I can report that Underwater is definitely an accurate title for this movie, as it does in fact occur completely underwater.
The setup is that a giant undersea drill has been built to get oil out of the bottom of the Mariana Trench. Tense opening music and dim lighting inform us along with movie logic that this is a BAD idea. Drilling for oil at the deepest part of the ocean is just an obvious mistake. That’s where Godzilla lives, morons. There are no romcoms set at six miles under the surface of the ocean, although there obviously should be.
Things go wrong in the first couple of minutes, the usual clichés deploy on schedule with each obligatory jump scare, and one by one the essentially anonymous characters are killed off roughly in inverse order of their pay scale. It would have been more cost-effective and entertaining to just watch Alien through a fishtank.
To be fair, the first 20 minutes or so are actually pretty decent. Tightly written, moodily shot, jumping straight into explosions and characters running for their lives as their world collapses around them. It doesn’t let up, moving immediately into a sequence of trying to clamber through the wreckage in order to escape. It’s insanely claustrophobic, wriggling through narrow passages through tons of collapsed structure, the screeching and groans of imminent collapse all around, every drip of water the harbinger of an explosive breach. It’s shot so well, you can feel the weight above the characters, the way they’re barely holding in panic and forcing themselves forward.
For the brief part of the movie when it’s just Kristen Stewart and Mamoudou Athie, it’s quite well done. And in fairness, I should note that Athie is in fact a childhood friend of our own Genevieve Burgess. But although he attended her brother’s wedding last year, he is too busy
having gone Hollywood shooting his next movie to attend hers next week.
Then the movie gets on with its mediocrity by introducing TJ Miller and killing the black guy and we’re off to sixty minutes of cut and paste jump scare tedium.
Look, the movie is technically well made and accomplishes what it sets out to do. The problem is that what it sets out to do is so derivative they could have just called it “Introduction to Calculus.” Ba dum. See what I did there? That’s more originality than the entire 90-minute run time of Underwater. Also more humor.
The movie paints a lot of well-done visuals but fails to populate itself with developed characters, interesting story moments, or anything approaching cleverness. The disintegrating underwater bases are dingy, creaky, and more industrial than high tech, with more grease and steel than flat screens and lasers. The deep-sea diving suits the characters inhabit for most of the run time have weight to them, giant iron monstrosities of bolts and clunky movement. The visuals create a lived-in and tangible undersea world.
Which is then ruptured by the ensuing parade of movie logic eyerolls. Like the fact that upon donning the diving suits all the characters strip down to their sleek undies because we are told that the suits are too tight for clothes to fit into. I dunno, something tells me that Kristen Stewart’s sweatpants aren’t taking up as much space as TJ Miller’s gut, but I’m not a Deep Sea Doctor, so what do I know.

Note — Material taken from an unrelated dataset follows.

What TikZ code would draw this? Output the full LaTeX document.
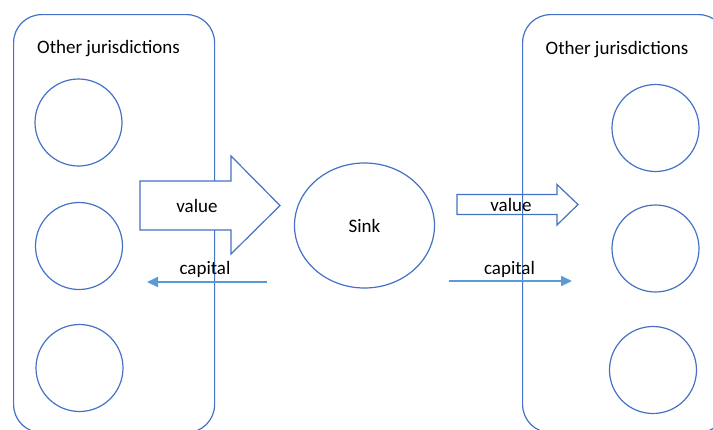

Or like the fact that at no point does anyone while running around barefoot in all this water observe that the water six miles below the surface is fucking cold. If you’re going to rip off The Abyss, at least remember the basic things it taught us.
Or how the characters grab nail guns that magically work underwater to defend themselves. I’m sure they’re supposed to be bolt guns or something, but do some quick googling, they are exactly the nail guns you can get at Home Depot. Must have been a lot of wood down at 20,000 leagues that needed put together. Making picnic tables out of that famous Mariana Redwood.
Or let’s talk Bechdel. Look, it’s not some perfect measure of the feminist credentials of a movie by any stretch, but when movies can so cataclysmically fail it despite every opportunity not to, it says something about the goddamned writing. For twenty minutes of the movie Kristen Stewart and the biologist (Jessica Henwick) are the only conscious characters. All of their conversation still revolves around their boyfriends. Their crew is being eaten by tentacle monsters, they’ve survived nuclear explosions, explosive decompression, and TJ Miller’s sexual harassment humor, and what do they chat about as they struggle to the finish line? Not “well, intern, since you’re a biologist what do you think about the sea monsters eating us?” Nope. Their goddamned boyfriends.